AFAIK, calibration lab techs don't get the summer off due to lack of business. It's also doubtful that sales and shipments of precision meters cease during mid winter and mid summer. The storage temperature range for the LTZ1000 is -65 to 150 C, so I doubt you could damage one. Didn't see a spec for metal foil resistors, but I'd be surprised if it was an issue. The big question is hysterisis of everything as you cycle the temperature and the only way to find out is to try it. Temperature and vibration in shipping is one reason I dislike trimpots. Too many change by tapping them, so they're certainly subject to changes during shipping.
Well no, that's not a question of damage, but of hysteresis of the chip, in the completed circuit.
Have a look into the specifications of the Datron 4910 and 7001, both are limited in their storage temperatures.
The 4910 from -40 to +50°C (Great!), but the 7001 has limits of -18..+45°C for transit, and 0 ..45°C for storage, plus the clear hint inside the manual, that excessive (low) temperatures will cause hysteresis, being removed by the unique conditioning procedure.
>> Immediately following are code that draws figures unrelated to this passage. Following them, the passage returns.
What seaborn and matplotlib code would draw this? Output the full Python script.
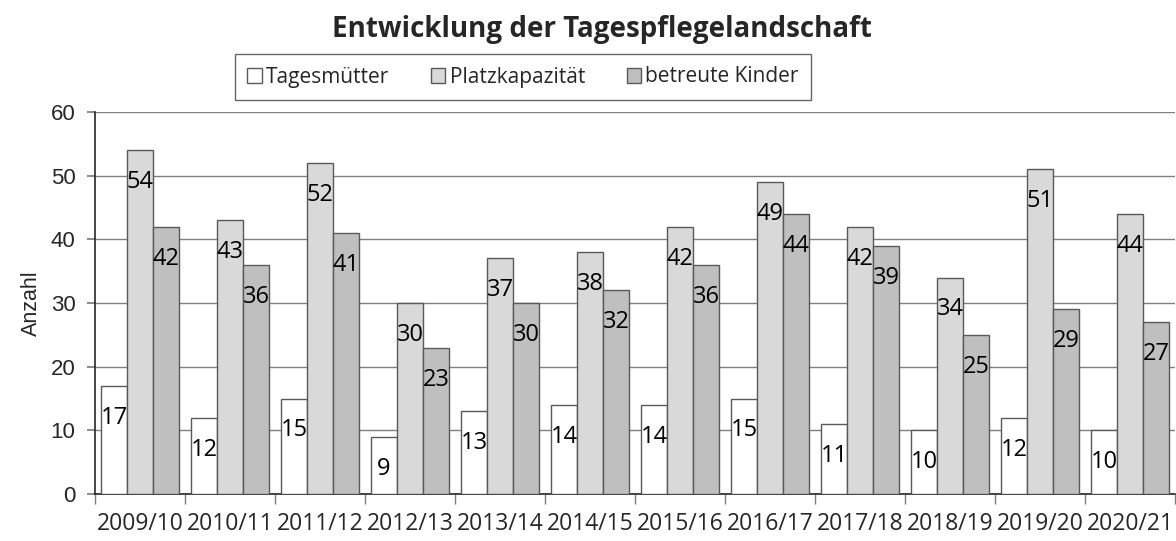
import pandas as pd
import matplotlib
matplotlib.use("Agg")
import matplotlib.pyplot as plt
import seaborn as sns
from matplotlib.patches import Patch
from matplotlib.ticker import FixedLocator

# DATA
jahre = ["2009/10", "2010/11", "2011/12", "2012/13", "2013/14", "2014/15",
         "2015/16", "2016/17", "2017/18", "2018/19", "2019/20", "2020/21"]
tagesmuetter = [17, 12, 15, 9, 13, 14, 14, 15, 11, 10, 12, 10]
platzkapazitaet = [54, 43, 52, 30, 37, 38, 42, 49, 42, 34, 51, 44]
betreute_kinder = [42, 36, 41, 23, 30, 32, 36, 44, 39, 25, 29, 27]
serien = ["Tagesmütter", "Platzkapazität", "betreute Kinder"]
farben = ["#ffffff", "#d9d9d9", "#bfbfbf"]

df = pd.DataFrame({
    "Jahr": jahre * 3,
    "Serie": [serien[0]] * 12 + [serien[1]] * 12 + [serien[2]] * 12,
    "Anzahl": tagesmuetter + platzkapazitaet + betreute_kinder,
})

sns.set_theme(style="white")
plt.rcParams["font.family"] = ["Open Sans", "DejaVu Sans"]

fig = plt.figure(figsize=(11.76, 5.41), dpi=100)
ax = fig.add_axes([95 / 1176, 1 - 494 / 541, 1080 / 1176, 382 / 541])

sns.barplot(data=df, x="Jahr", y="Anzahl", hue="Serie", order=jahre,
            hue_order=serien, palette=farben, width=0.867, gap=0,
            edgecolor="#595959", linewidth=1, ax=ax, legend=False, zorder=3)

# labels inside the bars, below the top
for cont in ax.containers:
    for bar in cont:
        h = bar.get_height()
        ax.annotate(f"{int(h)}", (bar.get_x() + bar.get_width() / 2, h),
                    xytext=(0, -23), textcoords="offset points",
                    ha="center", va="center", fontsize=17, color="black",
                    zorder=5)

ax.set_ylim(0, 60)
ax.set_xlim(-0.5, len(jahre) - 0.5)
ax.set_yticks(range(0, 61, 10))
ax.yaxis.grid(True, color="#7f7f7f", linewidth=1, zorder=0)
ax.set_axisbelow(True)
for s in ["top", "right"]:
    ax.spines[s].set_visible(False)
ax.spines["left"].set_color("#262626")
ax.spines["bottom"].set_color("#262626")
ax.spines["left"].set_linewidth(1.2)
ax.spines["bottom"].set_linewidth(1.2)

ax.tick_params(axis="y", which="major", left=True, length=6, color="#7f7f7f",
               labelsize=16, pad=8)
for t in ax.get_yticklabels():
    t.set_fontfamily("Liberation Sans")
ax.tick_params(axis="x", which="major", length=0, labelsize=16.5, pad=13)
ax.xaxis.set_minor_locator(FixedLocator([i - 0.5 for i in range(len(jahre) + 1)]))
ax.tick_params(axis="x", which="minor", bottom=True, length=7, color="#7f7f7f", width=1)

ax.set_xlabel("")
ax.set_ylabel("Anzahl", fontsize=15.5, fontfamily="Liberation Sans", labelpad=6)

fig.text(0.512, 1 - 30 / 541, "Entwicklung der Tagespflegelandschaft",
         ha="center", va="center", fontsize=20, fontweight="bold")

handles = [Patch(facecolor=f, edgecolor="#595959", linewidth=1) for f in farben]
leg = fig.legend(handles, serien, loc="center", bbox_to_anchor=(523 / 1176, 1 - 77 / 541),
                 ncol=3, fontsize=15, frameon=True, fancybox=False,
                 handlelength=0.7, handleheight=0.7, handletextpad=0.2,
                 columnspacing=2.0, borderpad=0.6, borderaxespad=0)
leg.get_frame().set_edgecolor("#404040")
leg.get_frame().set_linewidth(1)

fig.savefig("out.png", dpi=100, facecolor="white")
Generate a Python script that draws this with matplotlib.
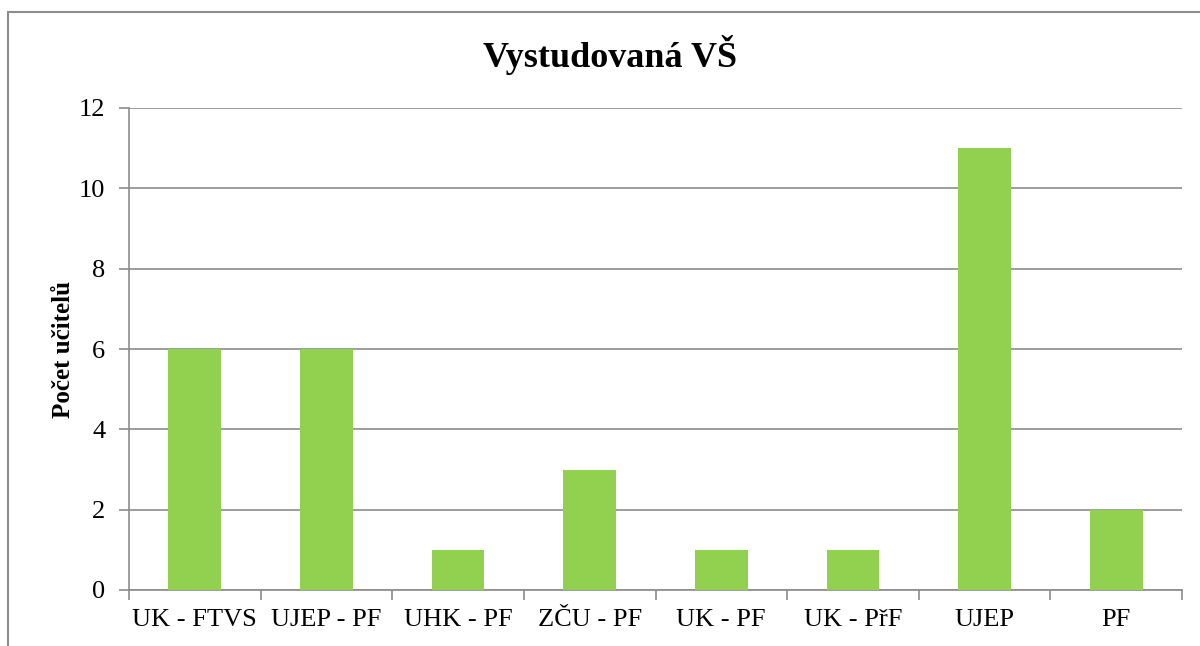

Early this year, I also shipped two LTZ1000 modules during cold weather to friendly volt-nuts, several degrees below zero °C, and both references showed a persistent shift of output, several ppms, although they showed absolutely no hysteresis during their characterization, between +15° and +40°C, at 50°C oven temperature.
Therefore, the selection of seasonal shipment is very important, as is the star-wise shipment, to get a baseline, back at the initial lab.
Although both of my references had shifted, I could to some limits decide from these drift data, which voltage value of the returned sample was to be expected... So I concluded in the end, that my Volt agreed to acberns calibrated Volt within parts of one ppm.